François retired in his discretion.
"I went to Brighton--"
"You went to Ritti's--that--!"
He did not attempt any euphemism. Madame Ritti's elegant establishment he described in two pungent words.
"God! You're--what are you? I'm pretty tough, huh? Had my gay times and known a few of the worst. But I've drawn a line somewhere. Sault in prison and Moropulos dead--and you at Ritti's! What a louse you are!"
He stalked into the hall, shouted for François and dropped the little paper ball into his hand. François closed the door on him respectfully.
"A beast--!" said Ronnie, disgusted.
V
Instructed by Steppe to defend him, a solicitor interviewed Ambrose Sault in his airy cell. He expected to find a man broken by his awful position. He found instead, a cheerful client who, when he was ushered into the cell, was engaged in covering a large sheet of paper with minute figures. A glance at the paper showed the wondering officer of the law that Sault was working out a problem in mathematics. It was, in fact, a differential equation of a high and complex character.
"It is very kind of Mr. Steppe, but I don't know what you can do, sir. I killed Moropulos.

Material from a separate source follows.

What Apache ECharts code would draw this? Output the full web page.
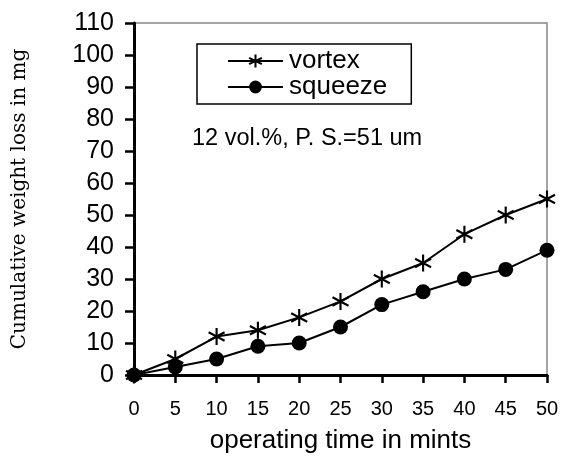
<!DOCTYPE html>
<html>
<head>
<meta charset="utf-8">
<script src="https://cdn.jsdelivr.net/npm/echarts@6/dist/echarts.min.js"></script>
<style>html,body{margin:0;padding:0;background:#fff;}#c{width:567px;height:467px;}</style>
</head>
<body>
<div id="c"></div>
<script>
var times = [0, 5, 10, 15, 20, 25, 30, 35, 40, 45, 50];
var vortex = [0, 5, 12, 14, 18, 23, 30, 35, 44, 50, 55];
var squeeze = [0, 2.5, 5, 9, 10, 15, 22, 26, 30, 33, 39];
var seriesNames = ['vortex', 'squeeze'];
var xTitle = 'operating time in mints';
var yTitle = 'Cumulative weight loss in mg';
var note = '12 vol.%, P. S.=51 um';

function pairs(vals) { return times.map(function (t, i) { return [t, vals[i]]; }); }

var chart = echarts.init(document.getElementById('c'), null, { renderer: 'canvas' });
var font = '"Liberation Sans", Arial, sans-serif';
var star = 'path://M0,-1L0,1M-0.866,-0.5L0.866,0.5M-0.866,0.5L0.866,-0.5';
chart.setOption({
  backgroundColor: '#fff',
  animation: false,
  grid: { left: 134, right: 20, top: 23, bottom: 92, show: true, borderColor: '#888', borderWidth: 1.5, backgroundColor: 'transparent' },
  legend: {
    left: 197, top: 44, orient: 'vertical',
    padding: [4, 24, 4, 30],
    borderColor: '#000', borderWidth: 1.5,
    itemGap: 0, itemWidth: 55, itemHeight: 16,
    textStyle: { fontFamily: font, fontSize: 26, color: '#000', padding: [0, 0, 0, 1] },
    data: seriesNames
  },
  graphic: [{
    type: 'text', left: 192, top: 127,
    style: { text: note, font: '23.5px ' + font, fill: '#000' }
  }],
  xAxis: {
    type: 'value', min: 0, max: 50, interval: 5,
    name: xTitle, nameLocation: 'middle', nameGap: 53,
    nameTextStyle: { fontFamily: font, fontSize: 26, color: '#000' },
    axisLine: { onZero: false, lineStyle: { color: '#000', width: 3 } },
    axisTick: { length: 8, lineStyle: { color: '#000', width: 2.5 } },
    axisLabel: { fontFamily: font, fontSize: 20, color: '#000', margin: 24 },
    splitLine: { show: false }
  },
  yAxis: {
    type: 'value', min: 0, max: 110, interval: 10,
    name: yTitle, nameLocation: 'middle', nameGap: 104,
    nameTextStyle: { fontFamily: '"DejaVu Serif", serif', fontSize: 20, color: '#000' },
    axisLine: { onZero: false, lineStyle: { color: '#000', width: 3 } },
    axisTick: { length: 9, lineStyle: { color: '#000', width: 2.5 } },
    axisLabel: { fontFamily: font, fontSize: 25, color: '#000', margin: 20 },
    splitLine: { show: false }
  },
  series: [
    {
      name: seriesNames[0], type: 'line', data: pairs(vortex),
      symbol: star, symbolSize: [16, 17], showAllSymbol: true,
      lineStyle: { color: '#000', width: 2 },
      itemStyle: { color: '#000', borderColor: '#000', borderWidth: 2.2 },
      z: 3
    },
    {
      name: seriesNames[1], type: 'line', data: pairs(squeeze),
      symbol: 'circle', symbolSize: 15, showAllSymbol: true,
      lineStyle: { color: '#000', width: 2 },
      itemStyle: { color: '#000', borderColor: '#000', borderWidth: 0 },
      z: 2
    }
  ]
});
</script>
</body>
</html>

I killed him deliberately. Poor soul! How glad it must have been to have left that horrible body with all its animal weaknesses! I was thinking about it last night: wondering where it would be. Somewhere in the spaces of the night--between the stars. Don't you often wonder whether a soul has a chemical origin? Some day clever men will discover. Souls have substance, more tenuous than light. And light has substance. You can bend light with a magnet: I have seen it done. The ether has substance: compared with other unknown elements, ether may be as thick as treacle. Supposing some super-supernatural scientist could examine the ether as we examine a shovel full of earth? Is it not possible that the soul germ might be discovered? For a soul has no size and no weight and no likeness to man. Some people think of a soul as having the appearance of the body which it inspires. That is stupid. If death can cling to the point of a needle and life grows from a microscopic organism, how infinitesimal is the cell of the soul! The souls of all the men and the women of the world might be brought together and be lost on one atom of down on a butterfly's wing!"
The lawyer listened hopefully. Here was a case for eminent alienists. He saw the governor of the jail as he went out.

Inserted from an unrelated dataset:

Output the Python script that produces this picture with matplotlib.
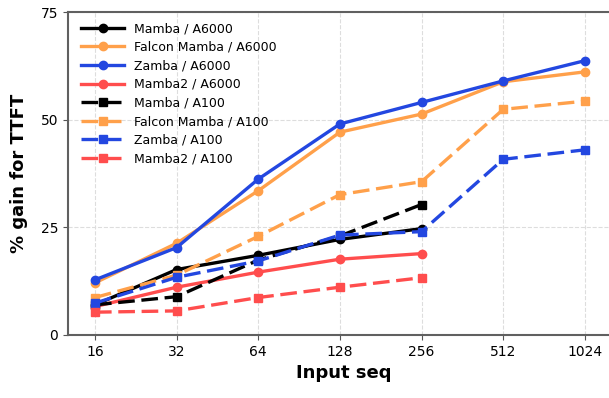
import matplotlib.pyplot as plt
import numpy as np

# x axis: input sequence lengths
seq = ['16', '32', '64', '128', '256', '512', '1024']

# % gain for TTFT
mamba_a6000 = [7.0, 15.2, 18.5, 22.2, 24.7]
falcon_a6000 = [12.1, 21.3, 33.5, 47.1, 51.3, 58.8, 61.1]
zamba_a6000 = [12.8, 20.3, 36.2, 49.0, 54.0, 59.0, 63.7]
mamba2_a6000 = [6.6, 11.1, 14.6, 17.6, 18.9]
mamba_a100 = [7.0, 8.9, 17.4, 23.0, 30.3]
falcon_a100 = [8.7, 13.9, 22.9, 32.6, 35.6, 52.4, 54.3]
zamba_a100 = [7.4, 13.4, 17.2, 23.2, 24.0, 40.8, 43.0]
mamba2_a100 = [5.3, 5.6, 8.7, 11.1, 13.3]

black = 'black'
orange = '#FFA04A'
blue = '#2347E0'
red = '#FF4D4D'

fig = plt.figure(figsize=(6.09, 3.98), dpi=100)
ax = fig.add_axes([68/609, 1-335/398, 552/609, 323/398])

series = [
    (mamba_a6000, black, '-', 'o', 'Mamba / A6000'),
    (falcon_a6000, orange, '-', 'o', 'Falcon Mamba / A6000'),
    (zamba_a6000, blue, '-', 'o', 'Zamba / A6000'),
    (mamba2_a6000, red, '-', 'o', 'Mamba2 / A6000'),
    (mamba_a100, black, '--', 's', 'Mamba / A100'),
    (falcon_a100, orange, '--', 's', 'Falcon Mamba / A100'),
    (zamba_a100, blue, '--', 's', 'Zamba / A100'),
    (mamba2_a100, red, '--', 's', 'Mamba2 / A100'),
]
for vals, c, ls, m, lab in series:
    x = np.arange(len(vals))
    line, = ax.plot(x, vals, color=c, linestyle=ls, marker=m, lw=2.4, ms=6, label=lab)
    if ls == '--':
        line.set_dashes((5, 2))

ax.set_xticks(np.arange(len(seq)))
ax.set_xticklabels(seq)
ax.set_xlim(-0.33, 6.43)
ax.set_ylim(0, 75)
ax.set_yticks([0, 25, 50, 75])
ax.tick_params(labelsize=10, color='#555555')
ax.grid(True, linestyle='--', color='#dddddd', lw=0.8)
for s in ax.spines.values():
    s.set_color('#606060')
    s.set_linewidth(1.5)
ax.set_xlabel('Input seq', fontsize=13, fontweight='bold')
ax.set_ylabel('% gain for TTFT', fontsize=13, fontweight='bold', labelpad=9)
ax.legend(loc='upper left', frameon=False, fontsize=9, handlelength=3.4,
          labelspacing=0.45, borderaxespad=0.4, bbox_to_anchor=(0.006, 1.0))

plt.savefig('out.png', dpi=100)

"I should very much like this man to be kept under medical observation," he said. "From my conversation with him, I am satisfied that he isn't normal."
"He seems sane enough," replied the governor, "but I will speak to the doctor: I suppose you will send specialists down?"
"I imagine we shall; he isn't normal. He practically refuses to discuss the crime--occupied the time by talking about souls and the size of 'em! If that isn't lunacy, then _I'm_ mad!"
Steppe, to whom he reported, was very thoughtful.
"He isn't mad. Sault is a queer fellow, but he isn't mad. He thinks about such things. He is struggling to the light--those were the words he used to me. Yes, you can send doctors down if you wish. You have briefed Maxton?" The lawyer nodded.
"He wasn't very keen on the job. It is a little out of his line. Besides, he'll be made a judge in a year or two, and naturally he doesn't want to figure on the losing side. In fact, he turned me down definitely, but I was hardly back in my office--his chambers are less than five minutes walk away--before he called me up and said he'd take the brief. I was surprised. He is going down to Wechester next week."
Steppe grunted.
"You understand that my name doesn't appear in this except to Maxton, of course. I dare say that if I went on to the witness stand and told all I knew about Moropulos and what kind of a brute he was, my evidence might make a difference. But I'm not going and your job is to keep me out of this, Smith."